The latest job search statistics were released by global outplacement consultancy Challenger, Gray & Christmas, Inc. and are based on data collected from among approximately 3,000 job seekers at all levels in a wide variety of industries nationwide.

"Job seekers had been extremely reluctant to relocate up until this most recent quarter. The reluctance was almost certainly related to the inability to sell one's current home without incurring significant losses. There was also the fear that, with the job market so unstable, it was too risky to relocate for a job that might not last," said John A. Challenger, chief executive officer of Challenger, Gray & Christmas.

"While job seekers are no less likely to lose money on the sale of their home and the job market is only marginally more stable than it was six months ago, the overwhelming desire to get back to work appears to be outweighing the perceived risks," he said.

Between the fourth quarter of 2007 and the first quarter of 2009, the relocation rate averaged just 11.9 percent. The relocation rate hit a record low of 8.9 percent in the first quarter of 2008, according to Challenger tracking that began in 1986.
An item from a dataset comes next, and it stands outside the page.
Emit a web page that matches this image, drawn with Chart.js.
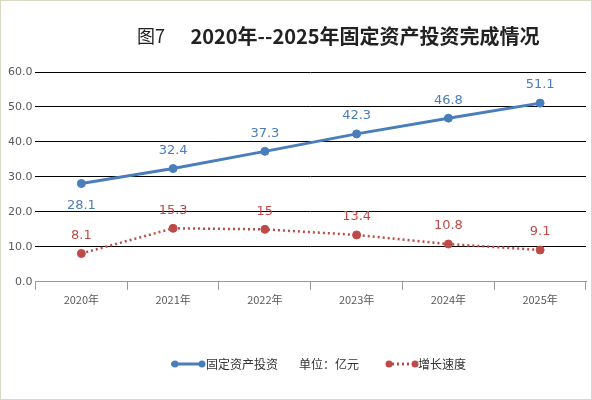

While the 18.2 percent relocation rate in the second quarter represents a significant increase from previous quarters, it pales in comparison to the level of relocation exhibited in the late 1980s and early 1990s.

In 1986, for example, the quarterly relocation rate averaged 42 percent. In 1993, relocation averaged 35 percent over the year, but reached a record high of 49.2 percent in the second quarter. After 1993, however, job seekers appear to be more averse to relocation, with the quarterly average sinking to 22 percent from 1994 through 2000.

"Around 2001, the annual average for relocation fell below 20 percent for the first time, despite the fact that expanding one's job search greatly increases the odds of finding a position. What made the decline in relocation even more surprising is that it came at a time when the Internet made it easier than ever to search for out-of-town jobs," said Challenger.

"Several factors probably contributed to the decline in relocation. The country experienced a period of phenomenal growth, with many cities and states diversifying their economies. This made it less necessary to relocate to find work in specialized occupational categories. In other words, you no longer had to relocate to Silicon Valley if you wanted to find a technology job," said Challenger.

"Another factor that has contributed to the fall in relocation is the fact that the same Internet technology that makes out-of-town job seeking so easy also makes it easier for people to work from anywhere. Faster and cheaper Internet connections, coupled with relatively low air-travels costs, made it possible for job seekers to gain out-of-town employment without actually moving out of town," he added.

Relocation rates most certainly will not return to the levels reached in the late 80s and early 90s, but there could be a significant increase in relocation in the quarters ahead.

"Current homeowners may sit tight, still unwilling to take a loss as home values continue to fall. However, renters or those who have lost their homes to foreclosure are more likely to have a nothing-to-lose attitude," said Challenger.

"Additionally, while no area of the country remains unscathed by the recession, some regions and cities are faring much better than others. So, those who are willing to take the risk of moving to a new city are significantly improving their chances of job-search success by looking afar," said Challenger.

In May, that latest month for which local area unemployment data from the Bureau of Labor Statistics was available, there were about 200 metropolitan areas with unemployment rates below the national average, which stood at 9.1 percent at that time. Remarkably, about 20 metro areas had unemployment rates below 5.0 percent, including Bismarck, North Dakota, which had the lowest jobless rate in the country, at 3.5 percent.

Some of the other cities enjoying low unemployment rates are Iowa City, 3.7 percent; Ames, Iowa, 3.8 percent; Lincoln, Nebraska, 4.2 percent; and Manhattan, Kansas, 4.4 percent.

"One thing many of the low unemployment cities have in common is that they are home to one or more large colleges or universities. Universities are a major generator of jobs. Not only do the campuses require a lot of staff to teach, manage and maintain facilities, but the student body represents a steady source of revenue for local businesses. Many corporations purposely locate headquarters or regional offices near college campuses in order to take advantage of an ongoing source of fresh talent and to benefit from academic research," said Challenger.

"Many of the other cities at the top of the list did not see the massive inflation in housing prices that eventually imploded and sent the economy into its tailspin. As a result, their economies remained relatively stable in comparison to many cities in California and on the eastern seaboard, for example," he said.